Yes, it's enabled by default before 2.15.0, released today to mitigate this issue.

1 comments

I don’t understand these Java protocols enough to understand why was loading arbitrary bytecode from URLs even considered a feature, but I guess it was the 90s and Objects were all the rage
A lot of libs for logging have similar convenient ways for getting usernames and so on. The error here seems to be that even though you use the lib correctly a bug was introduced that made the injected parameters a part of the layout, at least that is what people are claiming. The example from the article though is an incorrect use of the lib and one can expect the same type of issues in a lot of libs when dealing with input parameters.
I understand that. I don’t understand JDNI, LDAP and why it ever downloads and runs remote bytecode and why was that ever considered a good feature.

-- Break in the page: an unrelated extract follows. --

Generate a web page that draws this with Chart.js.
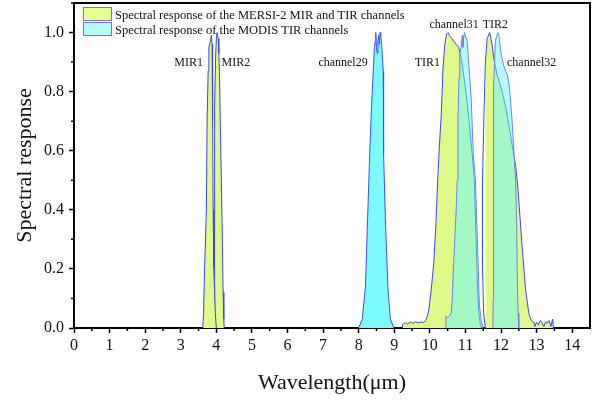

LDAP is typically a behind-the-firewall protocol. At that point, in the "old school" mindset, it's considered a trusted service. Having features to automatically pick up stuff across your own network of boxes might be considered useful by many an admin.
Also, my understanding is that Java deserialization (or deserialization in general) wasn't intended to explicitly allow actual code execution, just reconstitution of an object's state from storage on disk, the network, etc. Sometimes the state of certain types of object can be repurposed to result in arbitrary code execution, but AFAIK that wasn't an anticipated outcome or design goal back in the 90s.